(begin)
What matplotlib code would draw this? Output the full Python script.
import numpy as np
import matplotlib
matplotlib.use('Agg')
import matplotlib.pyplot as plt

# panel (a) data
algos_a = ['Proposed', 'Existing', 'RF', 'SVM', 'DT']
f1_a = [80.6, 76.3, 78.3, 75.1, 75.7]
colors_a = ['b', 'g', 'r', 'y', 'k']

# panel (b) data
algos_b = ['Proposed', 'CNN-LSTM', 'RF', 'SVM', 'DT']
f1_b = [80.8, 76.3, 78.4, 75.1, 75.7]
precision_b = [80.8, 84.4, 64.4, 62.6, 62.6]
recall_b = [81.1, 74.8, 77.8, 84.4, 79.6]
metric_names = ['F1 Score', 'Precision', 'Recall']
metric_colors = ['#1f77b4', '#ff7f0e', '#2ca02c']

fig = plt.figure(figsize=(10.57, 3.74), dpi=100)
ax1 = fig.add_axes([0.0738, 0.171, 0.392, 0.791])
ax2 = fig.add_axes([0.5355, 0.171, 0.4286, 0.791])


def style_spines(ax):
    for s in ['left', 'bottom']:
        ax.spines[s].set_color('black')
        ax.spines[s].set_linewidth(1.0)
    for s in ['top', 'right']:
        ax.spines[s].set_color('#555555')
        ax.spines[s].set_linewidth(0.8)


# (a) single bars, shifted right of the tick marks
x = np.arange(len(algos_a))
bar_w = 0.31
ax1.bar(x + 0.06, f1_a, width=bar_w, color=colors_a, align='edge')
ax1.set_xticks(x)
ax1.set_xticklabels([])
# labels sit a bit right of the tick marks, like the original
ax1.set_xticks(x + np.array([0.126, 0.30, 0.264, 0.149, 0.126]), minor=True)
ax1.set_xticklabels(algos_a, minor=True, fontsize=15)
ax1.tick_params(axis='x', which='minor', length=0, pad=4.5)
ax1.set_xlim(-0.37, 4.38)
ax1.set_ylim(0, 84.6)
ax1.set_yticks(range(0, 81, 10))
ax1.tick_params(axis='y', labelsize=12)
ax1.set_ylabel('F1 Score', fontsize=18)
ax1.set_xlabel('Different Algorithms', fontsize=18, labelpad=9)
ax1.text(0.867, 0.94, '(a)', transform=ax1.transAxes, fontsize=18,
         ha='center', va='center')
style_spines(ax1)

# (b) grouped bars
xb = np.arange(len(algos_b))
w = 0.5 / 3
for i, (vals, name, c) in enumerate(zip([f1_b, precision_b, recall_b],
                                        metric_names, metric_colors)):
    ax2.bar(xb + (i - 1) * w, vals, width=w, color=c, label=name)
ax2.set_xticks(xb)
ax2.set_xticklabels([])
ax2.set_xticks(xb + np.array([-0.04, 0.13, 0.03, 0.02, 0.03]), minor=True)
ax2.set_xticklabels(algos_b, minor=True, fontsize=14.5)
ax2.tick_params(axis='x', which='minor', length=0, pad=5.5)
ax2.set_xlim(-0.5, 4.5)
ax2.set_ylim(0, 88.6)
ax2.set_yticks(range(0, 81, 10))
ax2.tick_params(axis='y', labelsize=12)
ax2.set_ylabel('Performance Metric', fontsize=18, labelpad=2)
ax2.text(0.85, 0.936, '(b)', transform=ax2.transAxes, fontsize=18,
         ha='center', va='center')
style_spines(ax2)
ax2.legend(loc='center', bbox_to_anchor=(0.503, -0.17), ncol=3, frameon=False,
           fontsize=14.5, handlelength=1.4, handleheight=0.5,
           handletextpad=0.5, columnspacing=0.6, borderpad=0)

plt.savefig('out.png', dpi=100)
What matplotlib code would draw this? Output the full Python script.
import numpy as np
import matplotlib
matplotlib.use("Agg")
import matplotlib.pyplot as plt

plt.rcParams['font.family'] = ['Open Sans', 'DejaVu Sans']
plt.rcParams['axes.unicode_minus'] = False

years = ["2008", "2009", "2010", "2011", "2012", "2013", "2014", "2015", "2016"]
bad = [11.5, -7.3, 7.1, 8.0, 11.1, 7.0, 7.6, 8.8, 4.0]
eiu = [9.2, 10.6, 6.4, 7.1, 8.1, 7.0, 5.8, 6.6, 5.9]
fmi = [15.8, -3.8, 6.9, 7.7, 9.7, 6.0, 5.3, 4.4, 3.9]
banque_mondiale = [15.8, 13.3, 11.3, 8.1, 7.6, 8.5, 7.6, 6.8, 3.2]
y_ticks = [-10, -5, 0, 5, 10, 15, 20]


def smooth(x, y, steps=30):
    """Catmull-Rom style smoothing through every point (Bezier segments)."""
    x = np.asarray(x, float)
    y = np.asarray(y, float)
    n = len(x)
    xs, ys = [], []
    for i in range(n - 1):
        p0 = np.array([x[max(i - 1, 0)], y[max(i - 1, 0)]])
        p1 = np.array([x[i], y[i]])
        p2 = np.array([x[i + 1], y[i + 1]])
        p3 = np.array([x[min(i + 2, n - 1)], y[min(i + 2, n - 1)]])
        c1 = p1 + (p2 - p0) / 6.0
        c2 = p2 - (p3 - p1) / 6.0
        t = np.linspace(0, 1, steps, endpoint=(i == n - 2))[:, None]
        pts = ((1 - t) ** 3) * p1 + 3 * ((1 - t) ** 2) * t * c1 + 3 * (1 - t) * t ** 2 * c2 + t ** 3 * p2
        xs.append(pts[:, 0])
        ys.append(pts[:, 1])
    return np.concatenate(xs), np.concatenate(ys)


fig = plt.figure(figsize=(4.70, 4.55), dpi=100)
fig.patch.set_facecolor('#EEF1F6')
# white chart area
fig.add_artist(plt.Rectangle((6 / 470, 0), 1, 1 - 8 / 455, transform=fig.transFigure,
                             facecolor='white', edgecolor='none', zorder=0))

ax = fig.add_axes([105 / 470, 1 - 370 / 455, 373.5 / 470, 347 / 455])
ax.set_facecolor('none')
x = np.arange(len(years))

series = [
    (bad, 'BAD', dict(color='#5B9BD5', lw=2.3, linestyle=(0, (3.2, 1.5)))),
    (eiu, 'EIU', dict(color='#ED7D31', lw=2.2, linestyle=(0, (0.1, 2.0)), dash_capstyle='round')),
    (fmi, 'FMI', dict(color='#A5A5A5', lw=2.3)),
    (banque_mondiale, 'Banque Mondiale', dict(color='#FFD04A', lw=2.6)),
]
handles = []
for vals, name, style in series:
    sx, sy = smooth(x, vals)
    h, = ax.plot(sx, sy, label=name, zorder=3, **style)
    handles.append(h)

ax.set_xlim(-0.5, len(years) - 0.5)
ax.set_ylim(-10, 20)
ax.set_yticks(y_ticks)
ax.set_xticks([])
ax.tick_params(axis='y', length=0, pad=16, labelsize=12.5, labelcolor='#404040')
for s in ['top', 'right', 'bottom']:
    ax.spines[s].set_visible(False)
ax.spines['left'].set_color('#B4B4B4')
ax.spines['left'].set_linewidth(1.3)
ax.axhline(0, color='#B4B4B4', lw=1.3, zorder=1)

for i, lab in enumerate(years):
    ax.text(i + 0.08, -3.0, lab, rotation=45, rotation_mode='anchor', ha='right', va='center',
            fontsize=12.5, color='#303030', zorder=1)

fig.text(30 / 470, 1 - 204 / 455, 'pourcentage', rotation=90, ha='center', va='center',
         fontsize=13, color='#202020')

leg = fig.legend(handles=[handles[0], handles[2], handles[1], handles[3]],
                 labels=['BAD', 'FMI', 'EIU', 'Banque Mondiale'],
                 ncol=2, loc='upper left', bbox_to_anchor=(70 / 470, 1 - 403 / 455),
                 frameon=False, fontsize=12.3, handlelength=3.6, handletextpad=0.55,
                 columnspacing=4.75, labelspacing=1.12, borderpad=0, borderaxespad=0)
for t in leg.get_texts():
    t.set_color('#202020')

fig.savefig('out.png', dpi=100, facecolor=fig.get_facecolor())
(end)
(begin)
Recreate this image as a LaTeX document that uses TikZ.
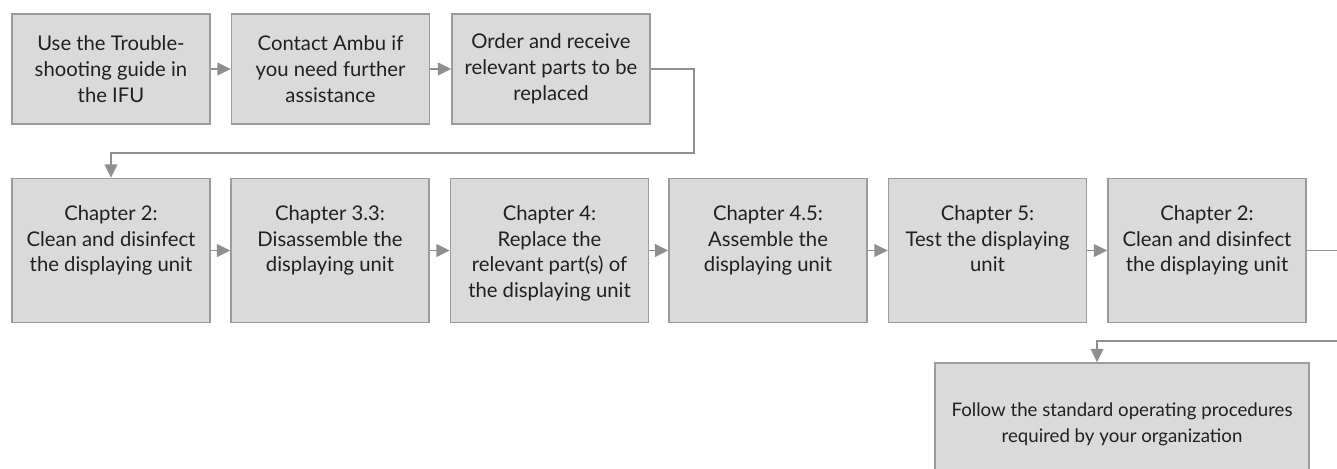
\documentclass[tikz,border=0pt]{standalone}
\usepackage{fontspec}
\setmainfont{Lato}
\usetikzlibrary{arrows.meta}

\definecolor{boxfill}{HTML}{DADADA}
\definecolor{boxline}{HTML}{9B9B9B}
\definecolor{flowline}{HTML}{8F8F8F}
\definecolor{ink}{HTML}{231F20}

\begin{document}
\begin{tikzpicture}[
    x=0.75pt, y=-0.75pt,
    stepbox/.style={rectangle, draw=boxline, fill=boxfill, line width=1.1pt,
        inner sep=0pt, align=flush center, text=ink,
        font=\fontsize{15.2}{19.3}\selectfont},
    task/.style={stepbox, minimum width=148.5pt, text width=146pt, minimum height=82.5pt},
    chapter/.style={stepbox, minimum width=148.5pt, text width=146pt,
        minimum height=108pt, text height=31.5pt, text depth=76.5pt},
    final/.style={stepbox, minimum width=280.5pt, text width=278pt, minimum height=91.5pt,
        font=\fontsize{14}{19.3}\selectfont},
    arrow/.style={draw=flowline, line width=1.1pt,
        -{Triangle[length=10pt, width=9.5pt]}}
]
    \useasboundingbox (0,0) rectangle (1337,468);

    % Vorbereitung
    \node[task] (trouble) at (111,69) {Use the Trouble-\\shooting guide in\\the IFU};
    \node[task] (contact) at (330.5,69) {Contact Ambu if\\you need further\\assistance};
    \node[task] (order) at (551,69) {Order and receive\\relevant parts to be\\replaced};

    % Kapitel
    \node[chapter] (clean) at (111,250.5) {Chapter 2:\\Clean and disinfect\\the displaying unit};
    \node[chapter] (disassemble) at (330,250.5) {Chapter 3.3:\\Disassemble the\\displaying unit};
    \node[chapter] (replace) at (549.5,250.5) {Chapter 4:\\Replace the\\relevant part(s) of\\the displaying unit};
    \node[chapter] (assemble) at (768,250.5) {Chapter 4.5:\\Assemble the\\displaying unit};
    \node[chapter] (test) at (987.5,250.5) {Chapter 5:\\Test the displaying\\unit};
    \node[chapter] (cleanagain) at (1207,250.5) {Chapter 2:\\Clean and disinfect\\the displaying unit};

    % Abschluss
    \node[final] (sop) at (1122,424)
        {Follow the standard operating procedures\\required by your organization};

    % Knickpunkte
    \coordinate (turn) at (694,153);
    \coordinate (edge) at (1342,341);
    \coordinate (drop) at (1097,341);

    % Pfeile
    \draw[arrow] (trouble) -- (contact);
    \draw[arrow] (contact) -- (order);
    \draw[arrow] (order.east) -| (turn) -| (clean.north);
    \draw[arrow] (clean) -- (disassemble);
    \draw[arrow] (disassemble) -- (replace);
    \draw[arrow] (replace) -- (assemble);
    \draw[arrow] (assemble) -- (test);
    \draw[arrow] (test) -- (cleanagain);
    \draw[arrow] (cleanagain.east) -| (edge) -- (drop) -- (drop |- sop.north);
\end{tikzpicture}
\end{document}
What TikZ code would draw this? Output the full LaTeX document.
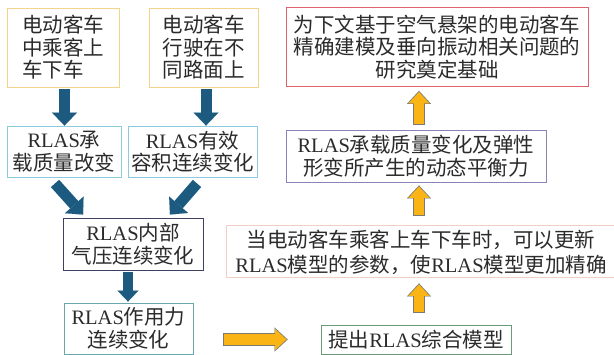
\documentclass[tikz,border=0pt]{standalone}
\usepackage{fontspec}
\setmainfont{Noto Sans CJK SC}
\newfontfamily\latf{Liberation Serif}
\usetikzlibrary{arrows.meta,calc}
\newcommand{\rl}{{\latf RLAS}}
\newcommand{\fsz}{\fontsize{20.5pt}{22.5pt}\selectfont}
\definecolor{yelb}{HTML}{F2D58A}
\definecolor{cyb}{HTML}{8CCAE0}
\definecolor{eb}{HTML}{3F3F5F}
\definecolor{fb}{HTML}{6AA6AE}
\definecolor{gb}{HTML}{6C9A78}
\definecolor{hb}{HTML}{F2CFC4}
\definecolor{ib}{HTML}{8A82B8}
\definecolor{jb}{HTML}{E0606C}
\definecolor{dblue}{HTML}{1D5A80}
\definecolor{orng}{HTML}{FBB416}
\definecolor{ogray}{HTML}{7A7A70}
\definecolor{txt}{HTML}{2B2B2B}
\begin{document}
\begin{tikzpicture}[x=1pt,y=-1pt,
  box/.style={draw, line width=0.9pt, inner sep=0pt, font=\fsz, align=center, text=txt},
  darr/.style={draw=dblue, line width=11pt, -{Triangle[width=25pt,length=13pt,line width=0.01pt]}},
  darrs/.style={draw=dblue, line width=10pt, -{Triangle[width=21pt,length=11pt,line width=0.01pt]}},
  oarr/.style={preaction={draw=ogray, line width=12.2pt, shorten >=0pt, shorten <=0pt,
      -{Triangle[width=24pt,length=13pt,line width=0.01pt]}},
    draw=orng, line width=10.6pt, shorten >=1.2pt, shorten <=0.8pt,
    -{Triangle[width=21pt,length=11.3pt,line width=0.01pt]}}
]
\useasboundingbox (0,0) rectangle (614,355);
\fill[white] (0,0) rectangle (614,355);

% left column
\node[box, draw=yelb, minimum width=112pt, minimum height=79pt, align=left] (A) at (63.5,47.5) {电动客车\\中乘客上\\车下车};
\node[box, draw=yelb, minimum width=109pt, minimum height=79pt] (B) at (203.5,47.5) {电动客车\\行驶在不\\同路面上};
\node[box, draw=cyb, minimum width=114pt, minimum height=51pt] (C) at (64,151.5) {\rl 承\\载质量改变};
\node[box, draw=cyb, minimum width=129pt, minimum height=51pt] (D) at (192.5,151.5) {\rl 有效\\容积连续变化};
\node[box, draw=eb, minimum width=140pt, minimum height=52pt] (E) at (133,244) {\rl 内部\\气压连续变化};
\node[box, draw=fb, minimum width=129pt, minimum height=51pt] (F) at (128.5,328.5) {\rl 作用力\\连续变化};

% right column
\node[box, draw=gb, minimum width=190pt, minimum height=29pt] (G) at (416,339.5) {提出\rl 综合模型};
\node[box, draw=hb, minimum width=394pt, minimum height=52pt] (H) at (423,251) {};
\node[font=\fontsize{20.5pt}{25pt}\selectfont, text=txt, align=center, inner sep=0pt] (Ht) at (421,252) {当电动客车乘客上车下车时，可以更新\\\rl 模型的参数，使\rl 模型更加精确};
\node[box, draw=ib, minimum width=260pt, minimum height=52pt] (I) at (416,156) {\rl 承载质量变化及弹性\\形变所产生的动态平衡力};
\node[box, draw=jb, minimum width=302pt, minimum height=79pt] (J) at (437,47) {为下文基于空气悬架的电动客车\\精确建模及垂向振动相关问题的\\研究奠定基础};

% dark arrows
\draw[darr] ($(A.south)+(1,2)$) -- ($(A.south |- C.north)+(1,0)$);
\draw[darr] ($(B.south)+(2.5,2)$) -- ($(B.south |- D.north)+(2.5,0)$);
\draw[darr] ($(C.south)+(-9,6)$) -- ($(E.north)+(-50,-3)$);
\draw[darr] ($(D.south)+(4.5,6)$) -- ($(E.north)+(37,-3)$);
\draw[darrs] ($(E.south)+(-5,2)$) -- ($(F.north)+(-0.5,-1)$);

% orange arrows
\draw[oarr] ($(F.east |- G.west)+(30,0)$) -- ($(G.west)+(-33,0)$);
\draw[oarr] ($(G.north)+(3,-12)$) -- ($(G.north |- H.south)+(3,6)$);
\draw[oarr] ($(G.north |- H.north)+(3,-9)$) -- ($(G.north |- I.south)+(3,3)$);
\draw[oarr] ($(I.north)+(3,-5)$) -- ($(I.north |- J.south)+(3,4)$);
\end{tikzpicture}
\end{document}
(end)
Work required –
Retype the lines above exactly as they appear, from the line containing "Recreate this image" through the line containing "(order) at (551,69)", and leave out any pictures.

Answer to the problem –
Recreate this image as a LaTeX document that uses TikZ.
\documentclass[tikz,border=0pt]{standalone}
\usepackage{fontspec}
\setmainfont{Lato}
\usetikzlibrary{arrows.meta}

\definecolor{boxfill}{HTML}{DADADA}
\definecolor{boxline}{HTML}{9B9B9B}
\definecolor{flowline}{HTML}{8F8F8F}
\definecolor{ink}{HTML}{231F20}

\begin{document}
\begin{tikzpicture}[
    x=0.75pt, y=-0.75pt,
    stepbox/.style={rectangle, draw=boxline, fill=boxfill, line width=1.1pt,
        inner sep=0pt, align=flush center, text=ink,
        font=\fontsize{15.2}{19.3}\selectfont},
    task/.style={stepbox, minimum width=148.5pt, text width=146pt, minimum height=82.5pt},
    chapter/.style={stepbox, minimum width=148.5pt, text width=146pt,
        minimum height=108pt, text height=31.5pt, text depth=76.5pt},
    final/.style={stepbox, minimum width=280.5pt, text width=278pt, minimum height=91.5pt,
        font=\fontsize{14}{19.3}\selectfont},
    arrow/.style={draw=flowline, line width=1.1pt,
        -{Triangle[length=10pt, width=9.5pt]}}
]
    \useasboundingbox (0,0) rectangle (1337,468);

    % Vorbereitung
    \node[task] (trouble) at (111,69) {Use the Trouble-\\shooting guide in\\the IFU};
    \node[task] (contact) at (330.5,69) {Contact Ambu if\\you need further\\assistance};
    \node[task] (order) at (551,69) {Order and receive\\relevant parts to be\\replaced};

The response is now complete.